Surgem modelos mundiais que estabelecem outro repertório urbanístico para as grandes cidades, agora voltado para o automóvel, o que leva o poder público a abrir vias, a resolver problemas de congestionamentos, de moradias. Essas questões, diz a pesquisadora, levam à criação dos grandes eixos, grandes espaços de circulação. Os espaços de praças surgem, mas completamente desvinculados do cotidiano da cidade, o que dificulta sua apropriação para atividades de lazer ou mesmo atividades cívicas.

Ela analisa então a manifestação dos princípios da cidade moderna no Brasil e a influência européia. A idéia dos grandes eixos, de liberar espaços, da cidade aberta, dos edifícios altos, manifesta-se no urbanismo brasileiro. Junia analisa então como o espaço se dá nesse novo modelo e distingue algumas conotações. Uma delas é a refundação do poder no meio do Brasil com a construção da nova capital – o poder deixa a praça e se transfere para a cidade.

A outra foi a inserção do urbanismo brasileiro em nível internacional e, em decorrência, a grande oportunidade de urbanistas e arquitetos brasileiros aplicarem as teorias e os conceitos que vinham discutindo – modelo de cidade, cidade do automóvel, cidade setorizada, grandes espaços livres, grandes edifícios, grandes avenidas, grandes eixos – na criação de Brasília. Nesse contexto, diz ela, “analiso a forma como Lucio Costa aborda a praça modernista e o conceito de praça que criou”.

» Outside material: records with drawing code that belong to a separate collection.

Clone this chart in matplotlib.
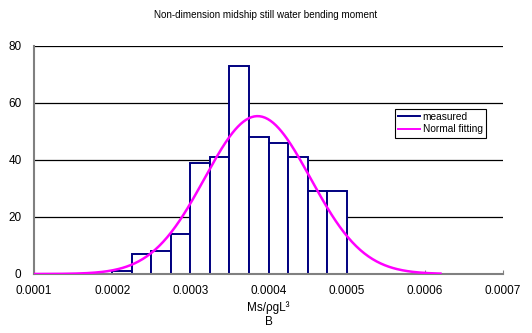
import numpy as np
import matplotlib
matplotlib.use("Agg")
import matplotlib.pyplot as plt

plt.rcParams['font.family'] = ['Liberation Sans', 'DejaVu Sans']

# histogram of measured values
bin_edges = [0.0002, 0.000225, 0.00025, 0.000275, 0.0003, 0.000325, 0.00035,
             0.000375, 0.0004, 0.000425, 0.00045, 0.000475, 0.0005]
counts = [1, 7, 8, 14, 39, 41, 73, 48, 46, 41, 29, 29]

# normal fitting parameters
fit_mean = 0.000386
fit_std = 0.0000677
fit_range = (0.0001, 0.00062)

x_ticks = [0.0001, 0.0002, 0.0003, 0.0004, 0.0005, 0.0006, 0.0007]
x_tick_labels = ['0.0001', '0.0002', '0.0003', '0.0004', '0.0005', '0.0006', '0.0007']
y_ticks = [0, 20, 40, 60, 80]

fig = plt.figure(figsize=(5.32, 3.33), dpi=100)
ax = fig.add_axes([0.0639, 0.1772, 0.8816, 0.6847])

# grid lines behind everything
for y in y_ticks[1:]:
    ax.axhline(y, color='black', lw=0.9, zorder=0)

edges = np.array(bin_edges)
widths = np.diff(edges)
ax.bar(edges[:-1], counts, width=widths, align='edge', facecolor='white',
       edgecolor='#000080', linewidth=1.4, zorder=2)

# fitted normal curve, scaled to counts per bin
xs = np.linspace(fit_range[0], fit_range[1], 300)
total = sum(counts)
bw = widths[0]
ys = total * bw / (fit_std * np.sqrt(2 * np.pi)) * np.exp(-0.5 * ((xs - fit_mean) / fit_std) ** 2)
ax.plot(xs, ys, color='#FF00FF', lw=1.8, zorder=3)

ax.set_xlim(0.0001, 0.0007)
ax.set_ylim(0, 80)
ax.set_xticks(x_ticks)
ax.set_xticklabels(x_tick_labels)
ax.set_yticks(y_ticks)
ax.tick_params(axis='x', direction='in', length=3, color='#808080', labelsize=8.5, pad=8)
ax.tick_params(axis='y', length=0, labelsize=8.5, pad=9)

for s in ['top', 'right']:
    ax.spines[s].set_visible(False)
for s in ['left', 'bottom']:
    ax.spines[s].set_color('#808080')
    ax.spines[s].set_linewidth(1.5)

ax.set_xlabel('Ms/\u03c1gL\u00b3\nB', fontsize=8.5, labelpad=3, linespacing=1.2)

fig.text(0.5, 0.955, 'Non-dimension midship still water bending moment',
         ha='center', va='center', fontsize=7.1)

h1, = ax.plot([], [], color='#000080', lw=1.4)
h2, = ax.plot([], [], color='#FF00FF', lw=1.4)
leg = ax.legend([h1, h2], ['measured', 'Normal fitting'], loc='upper left',
                bbox_to_anchor=(0.77, 0.724), fontsize=7.3, frameon=True,
                fancybox=False, edgecolor='black', framealpha=1,
                handlelength=2.2, handletextpad=0.2, borderpad=0.3,
                labelspacing=0.25, borderaxespad=0)
leg.get_frame().set_linewidth(0.8)

fig.savefig('out.png', dpi=100)
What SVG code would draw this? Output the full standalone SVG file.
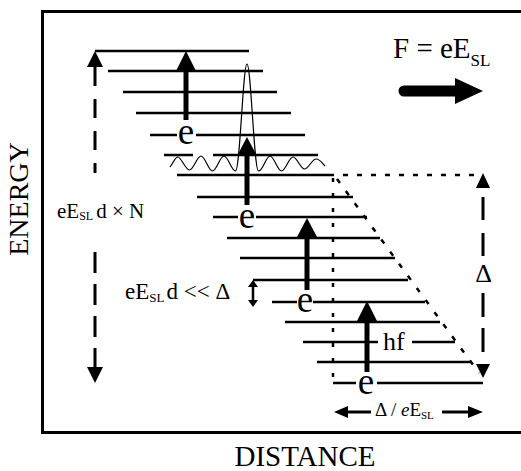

Junia diz que o urbanismo modernista substitui os espaços confinados pelos grandes espaços livres e que esse conceito de espaços livres permeia quase todas as propostas de cidades modernas. E conclui: “No modernismo, a praça tem grande dimensão morfológica, mas se transforma em um espaço vazio, desarticulado do cotidiano urbano, o que a faz deserta e apenas ocupada em situações muito particulares. Já a praça contemporânea, a praça de hoje, tem a preocupação de recuperar o sentido de urbanidade, depois das criticas que se fizeram à cidade modernista. Nela busca-se resgatar, com certa nostalgia, os espaços das praças históricas, de modo a recuperar-lhe o sentimento de pertencimento”.